Баррос посмотрел на Зе-Педро и Карлоса и улыбнулся.
– Итак, начинается. Вы все заговорите, один за другим… – Он приказал Рафаэлу: – Одевайтесь и идемте со мной. Но не вздумайте обманывать, иначе снова очутитесь здесь. – Пальцем указал полицейским на арестантов у стены – на Маскареньяса и Ра-миро. – Займитесь этими…
Доктор Понтес, увидев, что Баррос собирается выйти с Рафаэлом, подошел к нему.
– Сеньор Баррос… мою порцию…
– Рано, доктор. Вам еще на сегодня предстоит работа. Когда кончим, дам, сколько захотите.

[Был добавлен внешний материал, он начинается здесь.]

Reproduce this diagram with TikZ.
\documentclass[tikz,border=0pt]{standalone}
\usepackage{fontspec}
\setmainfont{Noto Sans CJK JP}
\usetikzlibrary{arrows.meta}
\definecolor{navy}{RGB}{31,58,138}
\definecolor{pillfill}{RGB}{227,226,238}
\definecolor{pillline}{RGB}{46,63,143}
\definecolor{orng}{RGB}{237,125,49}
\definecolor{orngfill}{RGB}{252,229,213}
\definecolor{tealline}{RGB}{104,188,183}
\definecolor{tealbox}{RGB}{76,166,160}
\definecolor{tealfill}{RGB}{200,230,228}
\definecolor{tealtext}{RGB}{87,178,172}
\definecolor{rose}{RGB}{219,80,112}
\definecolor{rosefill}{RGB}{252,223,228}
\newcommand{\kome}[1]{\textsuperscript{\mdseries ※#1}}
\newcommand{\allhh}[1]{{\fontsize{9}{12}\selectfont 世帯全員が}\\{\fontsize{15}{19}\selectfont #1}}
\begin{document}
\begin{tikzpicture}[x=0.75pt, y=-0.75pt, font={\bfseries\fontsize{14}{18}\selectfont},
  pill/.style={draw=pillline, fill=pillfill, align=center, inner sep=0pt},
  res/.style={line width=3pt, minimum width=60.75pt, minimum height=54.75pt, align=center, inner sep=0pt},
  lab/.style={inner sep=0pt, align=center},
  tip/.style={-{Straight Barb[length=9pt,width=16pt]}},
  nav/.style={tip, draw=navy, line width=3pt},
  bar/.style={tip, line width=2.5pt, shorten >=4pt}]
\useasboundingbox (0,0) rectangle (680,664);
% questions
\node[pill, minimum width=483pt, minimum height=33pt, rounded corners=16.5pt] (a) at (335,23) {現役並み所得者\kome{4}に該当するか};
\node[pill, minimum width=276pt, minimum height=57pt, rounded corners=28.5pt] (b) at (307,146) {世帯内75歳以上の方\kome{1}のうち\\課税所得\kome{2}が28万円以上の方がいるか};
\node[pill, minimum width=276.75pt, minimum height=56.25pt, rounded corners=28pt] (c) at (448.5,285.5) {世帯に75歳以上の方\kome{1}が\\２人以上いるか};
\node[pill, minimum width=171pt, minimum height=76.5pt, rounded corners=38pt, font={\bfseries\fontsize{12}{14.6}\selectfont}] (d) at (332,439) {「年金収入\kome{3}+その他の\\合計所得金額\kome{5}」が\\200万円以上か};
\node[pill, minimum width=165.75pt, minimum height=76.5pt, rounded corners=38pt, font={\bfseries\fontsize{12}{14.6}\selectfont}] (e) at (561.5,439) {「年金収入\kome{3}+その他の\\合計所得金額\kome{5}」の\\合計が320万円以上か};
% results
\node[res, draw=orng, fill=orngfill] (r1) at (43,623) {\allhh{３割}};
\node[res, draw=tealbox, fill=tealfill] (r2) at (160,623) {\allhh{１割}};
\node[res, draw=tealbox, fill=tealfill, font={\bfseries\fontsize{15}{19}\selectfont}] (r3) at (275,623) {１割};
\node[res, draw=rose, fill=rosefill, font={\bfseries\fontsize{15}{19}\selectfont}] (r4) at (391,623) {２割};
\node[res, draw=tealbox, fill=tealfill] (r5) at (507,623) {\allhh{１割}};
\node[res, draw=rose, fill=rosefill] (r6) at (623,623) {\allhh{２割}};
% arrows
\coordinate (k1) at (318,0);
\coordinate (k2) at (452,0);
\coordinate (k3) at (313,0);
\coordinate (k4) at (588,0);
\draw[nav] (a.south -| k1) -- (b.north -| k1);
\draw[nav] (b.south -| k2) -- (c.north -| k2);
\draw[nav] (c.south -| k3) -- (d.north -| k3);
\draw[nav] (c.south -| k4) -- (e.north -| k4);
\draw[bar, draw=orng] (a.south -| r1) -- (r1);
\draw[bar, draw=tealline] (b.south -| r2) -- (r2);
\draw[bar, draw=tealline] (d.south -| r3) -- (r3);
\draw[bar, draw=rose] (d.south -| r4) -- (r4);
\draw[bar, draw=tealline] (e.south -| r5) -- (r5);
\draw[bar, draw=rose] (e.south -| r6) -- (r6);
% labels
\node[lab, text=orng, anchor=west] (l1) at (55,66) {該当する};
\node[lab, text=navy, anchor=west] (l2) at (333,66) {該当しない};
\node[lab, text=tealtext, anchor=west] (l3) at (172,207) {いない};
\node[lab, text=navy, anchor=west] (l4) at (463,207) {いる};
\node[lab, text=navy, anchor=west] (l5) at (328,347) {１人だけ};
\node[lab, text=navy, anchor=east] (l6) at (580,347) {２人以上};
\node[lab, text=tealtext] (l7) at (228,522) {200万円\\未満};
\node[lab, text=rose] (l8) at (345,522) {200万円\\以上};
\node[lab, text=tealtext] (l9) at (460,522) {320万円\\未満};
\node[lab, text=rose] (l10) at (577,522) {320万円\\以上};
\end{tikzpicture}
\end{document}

Худое, как скелет, тело доктора содрогнулось. Он опять провел рукою под носом, потянул ноздрями. Цвет кожи у него был нездоровый, плечи ввалившиеся, глазные орбиты черные и глубокие, и в них – безумные глаза кокаиниста.
8
Выходя из кабинета начальника полиции, Баррос неодобрительно покачал головой. Он совершенно открыто высказал начальнику свое мнение об этом приказе: абсурд! Сисеро д'Алмейда был явно скомпрометирован: Эйтор Магальяэнс сообщил, как он ходил за деньгами на квартиру к писателю, как они вместе принимали участие в заседаниях партийного руководства. Что же касается улик, они будут возникать постепенно, по мере того как арестованные начнут давать показания. Правда, до сегодняшнего дня – пятого с начала арестов – заговорил пока только старик и то не сообщил ничего особенного. На основании данных, полученных от него, удалось арестовать еще несколько человек в Санто-Андре и окончательно ликвидировать там забастовочную агитацию. Но этот Рафаэл – вечно больной и не проявлявший особой активности – использовался почти исключительно как казначей ячейки МОПР. Его признание давало возможность осудить Маскареньяса на длительный срок тюремного заключения, но оно не принесло никаких новых данных, которые можно было использовать для ликвидации партийной организации в Сан-Пауло. Для этого необходимо было захватить Руйво и Жоана и таким образом обезглавить районный комитет. И вот, когда он, Баррос, всячески старался заставить арестованных заговорить начальник полиции отдает приказ об освобождении Сисеро д'Ал-мейды… Конечно, это абсурд!